Reproduce the listing below without changes, except that pictures are left out.

** start of COLLECTED DATA **

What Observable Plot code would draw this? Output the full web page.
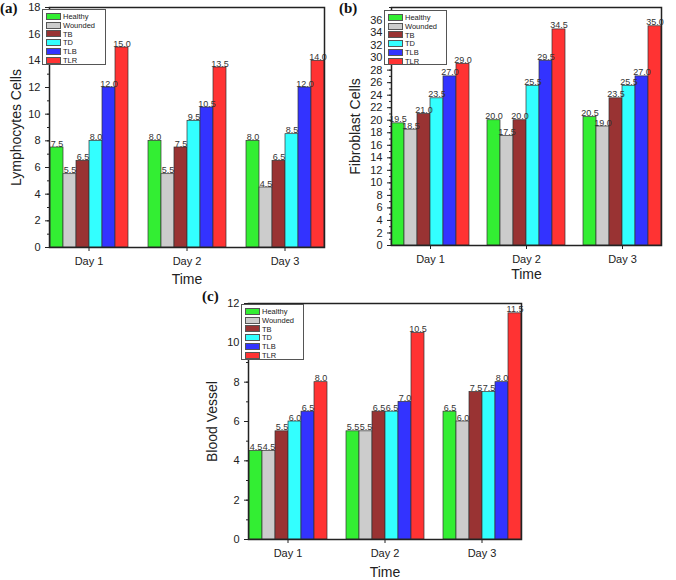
<!DOCTYPE html>
<html>
<head>
<meta charset="utf-8">
<script src="https://cdn.jsdelivr.net/npm/d3@7"></script>
<script src="https://cdn.jsdelivr.net/npm/@observablehq/plot@0.6"></script>
<style>
  body { margin: 0; background: #fff; }
  #root { position: relative; width: 676px; height: 580px; background: #fff; overflow: hidden; font-family: "Liberation Sans", Arial, sans-serif; }
  .panel { position: absolute; }
  .panel svg { display: block; overflow: visible; }
  .panel g[aria-label="y-axis label"] text, .panel g[aria-label="fx-axis label"] text { font-size: 14px; fill: #222; }
  .tag { position: absolute; font-family: "Liberation Serif", "DejaVu Serif", "Times New Roman", serif; font-weight: bold; font-size: 15px; line-height: 15px; color: #111; }
  .legend { position: absolute; border: 1px solid #555; background: #fff; box-sizing: border-box; padding: 2px 3px; }
  .legend .row { display: flex; align-items: center; height: 8.8px; font-size: 7.5px; color: #222; }
  .legend .sw { width: 15px; height: 7px; border: 1px solid #555; box-sizing: border-box; margin-right: 2px; }
</style>
</head>
<body>
<div id="root"></div>
<script>
// ---- data ----
const days = ["Day 1", "Day 2", "Day 3"];
const groups = ["Healthy", "Wounded", "TB", "TD", "TLB", "TLR"];
const groupColors = ["#33ee33", "#cccccc", "#993333", "#33ffff", "#3333ff", "#ff3333"];
// values per day, in group order
const lymphocytes = [
  [7.5, 5.5, 6.5, 8.0, 12.0, 15.0],
  [8.0, 5.5, 7.5, 9.5, 10.5, 13.5],
  [8.0, 4.5, 6.5, 8.5, 12.0, 14.0]
];
const fibroblast = [
  [19.5, 18.5, 21.0, 23.5, 27.0, 29.0],
  [20.0, 17.5, 20.0, 25.5, 29.5, 34.5],
  [20.5, 19.0, 23.5, 25.5, 27.0, 35.0]
];
const bloodVessel = [
  [4.5, 4.5, 5.5, 6.0, 6.5, 8.0],
  [5.5, 5.5, 6.5, 6.5, 7.0, 10.5],
  [6.5, 6.0, 7.5, 7.5, 8.0, 11.5]
];
const ticksA = [0, 2, 4, 6, 8, 10, 12, 14, 16, 18];
const ticksB = [0, 2, 4, 6, 8, 10, 12, 14, 16, 18, 20, 22, 24, 26, 28, 30, 32, 34, 36];
const ticksC = [0, 2, 4, 6, 8, 10, 12];
const yLabels = ["Lymphocytes Cells", "Fibroblast Cells", "Blood Vessel"];
const xLabel = "Time";
const tags = ["(a)", "(b)", "(c)"];

function toRows(values) {
  const rows = [];
  days.forEach((day, i) => groups.forEach((g, j) => rows.push({day, group: g, value: values[i][j]})));
  return rows;
}

const root = document.getElementById("root");

function panel(cfg) {
  const data = toRows(cfg.values);
  const [y0, y1] = cfg.yDomain;
  const minor = d3.range(y0, y1 + 0.001, cfg.minorStep);
  const chart = Plot.plot({
    width: cfg.width, height: cfg.height,
    marginLeft: cfg.m[0], marginRight: cfg.m[1], marginTop: cfg.m[2], marginBottom: cfg.m[3],
    style: {fontFamily: "'Liberation Sans', Arial, sans-serif", fontSize: "11px", color: "#222", background: "transparent"},
    x: {domain: groups, paddingInner: 0, paddingOuter: 0, axis: null},
    fx: {domain: days, paddingInner: 0.19, paddingOuter: 0.095},
    y: {domain: cfg.yDomain},
    color: {domain: groups, range: groupColors},
    marks: [
      Plot.barY(data, {fx: "day", x: "group", y: "value", fill: "group", stroke: "#333", strokeWidth: 0.7}),
      Plot.text(data, {fx: "day", x: "group", y: "value", text: d => d.value.toFixed(1), lineAnchor: "bottom", dy: -1, fontSize: 9, fill: "#333"}),
      Plot.axisY({ticks: minor, tickSize: 2, tickFormat: () => "", label: null, stroke: "#222"}),
      Plot.axisY({ticks: cfg.ticks, tickSize: 4, tickPadding: 5, fontSize: 11, label: cfg.yLabel, labelAnchor: "center", labelArrow: "none", labelOffset: cfg.yLabelOffset, stroke: "#222"}),
      Plot.axisFx({anchor: "bottom", tickSize: 4, tickPadding: 6, fontSize: 11, label: xLabel, labelAnchor: "center", labelArrow: "none", labelOffset: cfg.xLabelOffset}),
      Plot.frame({facet: "super", stroke: "#222", strokeWidth: 1.5})
    ]
  });
  const div = document.createElement("div");
  div.className = "panel";
  div.style.left = cfg.left + "px";
  div.style.top = cfg.top + "px";
  div.appendChild(chart);
  root.appendChild(div);

  const tag = document.createElement("div");
  tag.className = "tag";
  tag.textContent = cfg.tag;
  tag.style.left = cfg.tagPos[0] + "px";
  tag.style.top = cfg.tagPos[1] + "px";
  root.appendChild(tag);

  const leg = document.createElement("div");
  leg.className = "legend";
  leg.style.left = cfg.legend[0] + "px";
  leg.style.top = cfg.legend[1] + "px";
  leg.style.width = cfg.legend[2] + "px";
  leg.style.height = cfg.legend[3] + "px";
  groups.forEach((g, i) => {
    const row = document.createElement("div");
    row.className = "row";
    const sw = document.createElement("div");
    sw.className = "sw";
    sw.style.background = groupColors[i];
    const lab = document.createElement("span");
    lab.textContent = g;
    row.appendChild(sw);
    row.appendChild(lab);
    leg.appendChild(row);
  });
  root.appendChild(leg);
}

panel({values: lymphocytes, yDomain: [0, 18], ticks: ticksA, minorStep: 1, yLabel: yLabels[0],
  width: 336, height: 290, m: [40, 2, 7, 43], left: 0, top: 0, yLabelOffset: 38, xLabelOffset: 36,
  tag: tags[0], tagPos: [0, 1], legend: [42, 9, 64, 56]});
panel({values: fibroblast, yDomain: [0, 38], ticks: ticksB, minorStep: 1, yLabel: yLabels[1],
  width: 340, height: 290, m: [45, 6, 7, 45], left: 336, top: 0, yLabelOffset: 41, xLabelOffset: 33,
  tag: tags[1], tagPos: [339, 1], legend: [384, 10, 63, 55]});
panel({values: bloodVessel, yDomain: [0, 12], ticks: ticksC, minorStep: 1, yLabel: yLabels[2],
  width: 345, height: 290, m: [49, 5, 13, 41], left: 190, top: 290, yLabelOffset: 41, xLabelOffset: 37,
  tag: tags[2], tagPos: [202, 289], legend: [241, 304, 63, 56]});
</script>
</body>
</html>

** end of COLLECTED DATA **

> _OUTPUT FOR THIS TASK_
What Observable Plot code would draw this? Output the full web page.
<!DOCTYPE html>
<html>
<head>
<meta charset="utf-8">
<script src="https://cdn.jsdelivr.net/npm/d3@7"></script>
<script src="https://cdn.jsdelivr.net/npm/@observablehq/plot@0.6"></script>
<style>
  body { margin: 0; background: #fff; }
  #root { position: relative; width: 676px; height: 580px; background: #fff; overflow: hidden; font-family: "Liberation Sans", Arial, sans-serif; }
  .panel { position: absolute; }
  .panel svg { display: block; overflow: visible; }
  .panel g[aria-label="y-axis label"] text, .panel g[aria-label="fx-axis label"] text { font-size: 14px; fill: #222; }
  .tag { position: absolute; font-family: "Liberation Serif", "DejaVu Serif", "Times New Roman", serif; font-weight: bold; font-size: 15px; line-height: 15px; color: #111; }
  .legend { position: absolute; border: 1px solid #555; background: #fff; box-sizing: border-box; padding: 2px 3px; }
  .legend .row { display: flex; align-items: center; height: 8.8px; font-size: 7.5px; color: #222; }
  .legend .sw { width: 15px; height: 7px; border: 1px solid #555; box-sizing: border-box; margin-right: 2px; }
</style>
</head>
<body>
<div id="root"></div>
<script>
// ---- data ----
const days = ["Day 1", "Day 2", "Day 3"];
const groups = ["Healthy", "Wounded", "TB", "TD", "TLB", "TLR"];
const groupColors = ["#33ee33", "#cccccc", "#993333", "#33ffff", "#3333ff", "#ff3333"];
// values per day, in group order
const lymphocytes = [
  [7.5, 5.5, 6.5, 8.0, 12.0, 15.0],
  [8.0, 5.5, 7.5, 9.5, 10.5, 13.5],
  [8.0, 4.5, 6.5, 8.5, 12.0, 14.0]
];
const fibroblast = [
  [19.5, 18.5, 21.0, 23.5, 27.0, 29.0],
  [20.0, 17.5, 20.0, 25.5, 29.5, 34.5],
  [20.5, 19.0, 23.5, 25.5, 27.0, 35.0]
];
const bloodVessel = [
  [4.5, 4.5, 5.5, 6.0, 6.5, 8.0],
  [5.5, 5.5, 6.5, 6.5, 7.0, 10.5],
  [6.5, 6.0, 7.5, 7.5, 8.0, 11.5]
];
const ticksA = [0, 2, 4, 6, 8, 10, 12, 14, 16, 18];
const ticksB = [0, 2, 4, 6, 8, 10, 12, 14, 16, 18, 20, 22, 24, 26, 28, 30, 32, 34, 36];
const ticksC = [0, 2, 4, 6, 8, 10, 12];
const yLabels = ["Lymphocytes Cells", "Fibroblast Cells", "Blood Vessel"];
const xLabel = "Time";
const tags = ["(a)", "(b)", "(c)"];

function toRows(values) {
  const rows = [];
  days.forEach((day, i) => groups.forEach((g, j) => rows.push({day, group: g, value: values[i][j]})));
  return rows;
}

const root = document.getElementById("root");

function panel(cfg) {
  const data = toRows(cfg.values);
  const [y0, y1] = cfg.yDomain;
  const minor = d3.range(y0, y1 + 0.001, cfg.minorStep);
  const chart = Plot.plot({
    width: cfg.width, height: cfg.height,
    marginLeft: cfg.m[0], marginRight: cfg.m[1], marginTop: cfg.m[2], marginBottom: cfg.m[3],
    style: {fontFamily: "'Liberation Sans', Arial, sans-serif", fontSize: "11px", color: "#222", background: "transparent"},
    x: {domain: groups, paddingInner: 0, paddingOuter: 0, axis: null},
    fx: {domain: days, paddingInner: 0.19, paddingOuter: 0.095},
    y: {domain: cfg.yDomain},
    color: {domain: groups, range: groupColors},
    marks: [
      Plot.barY(data, {fx: "day", x: "group", y: "value", fill: "group", stroke: "#333", strokeWidth: 0.7}),
      Plot.text(data, {fx: "day", x: "group", y: "value", text: d => d.value.toFixed(1), lineAnchor: "bottom", dy: -1, fontSize: 9, fill: "#333"}),
      Plot.axisY({ticks: minor, tickSize: 2, tickFormat: () => "", label: null, stroke: "#222"}),
      Plot.axisY({ticks: cfg.ticks, tickSize: 4, tickPadding: 5, fontSize: 11, label: cfg.yLabel, labelAnchor: "center", labelArrow: "none", labelOffset: cfg.yLabelOffset, stroke: "#222"}),
      Plot.axisFx({anchor: "bottom", tickSize: 4, tickPadding: 6, fontSize: 11, label: xLabel, labelAnchor: "center", labelArrow: "none", labelOffset: cfg.xLabelOffset}),
      Plot.frame({facet: "super", stroke: "#222", strokeWidth: 1.5})
    ]
  });
  const div = document.createElement("div");
  div.className = "panel";
  div.style.left = cfg.left + "px";
  div.style.top = cfg.top + "px";
  div.appendChild(chart);
  root.appendChild(div);

  const tag = document.createElement("div");
  tag.className = "tag";
  tag.textContent = cfg.tag;
  tag.style.left = cfg.tagPos[0] + "px";
  tag.style.top = cfg.tagPos[1] + "px";
  root.appendChild(tag);

  const leg = document.createElement("div");
  leg.className = "legend";
  leg.style.left = cfg.legend[0] + "px";
  leg.style.top = cfg.legend[1] + "px";
  leg.style.width = cfg.legend[2] + "px";
  leg.style.height = cfg.legend[3] + "px";
  groups.forEach((g, i) => {
    const row = document.createElement("div");
    row.className = "row";
    const sw = document.createElement("div");
    sw.className = "sw";
    sw.style.background = groupColors[i];
    const lab = document.createElement("span");
    lab.textContent = g;
    row.appendChild(sw);
    row.appendChild(lab);
    leg.appendChild(row);
  });
  root.appendChild(leg);
}

panel({values: lymphocytes, yDomain: [0, 18], ticks: ticksA, minorStep: 1, yLabel: yLabels[0],
  width: 336, height: 290, m: [40, 2, 7, 43], left: 0, top: 0, yLabelOffset: 38, xLabelOffset: 36,
  tag: tags[0], tagPos: [0, 1], legend: [42, 9, 64, 56]});
panel({values: fibroblast, yDomain: [0, 38], ticks: ticksB, minorStep: 1, yLabel: yLabels[1],
  width: 340, height: 290, m: [45, 6, 7, 45], left: 336, top: 0, yLabelOffset: 41, xLabelOffset: 33,
  tag: tags[1], tagPos: [339, 1], legend: [384, 10, 63, 55]});
panel({values: bloodVessel, yDomain: [0, 12], ticks: ticksC, minorStep: 1, yLabel: yLabels[2],
  width: 345, height: 290, m: [49, 5, 13, 41], left: 190, top: 290, yLabelOffset: 41, xLabelOffset: 37,
  tag: tags[2], tagPos: [202, 289], legend: [241, 304, 63, 56]});
</script>
</body>
</html>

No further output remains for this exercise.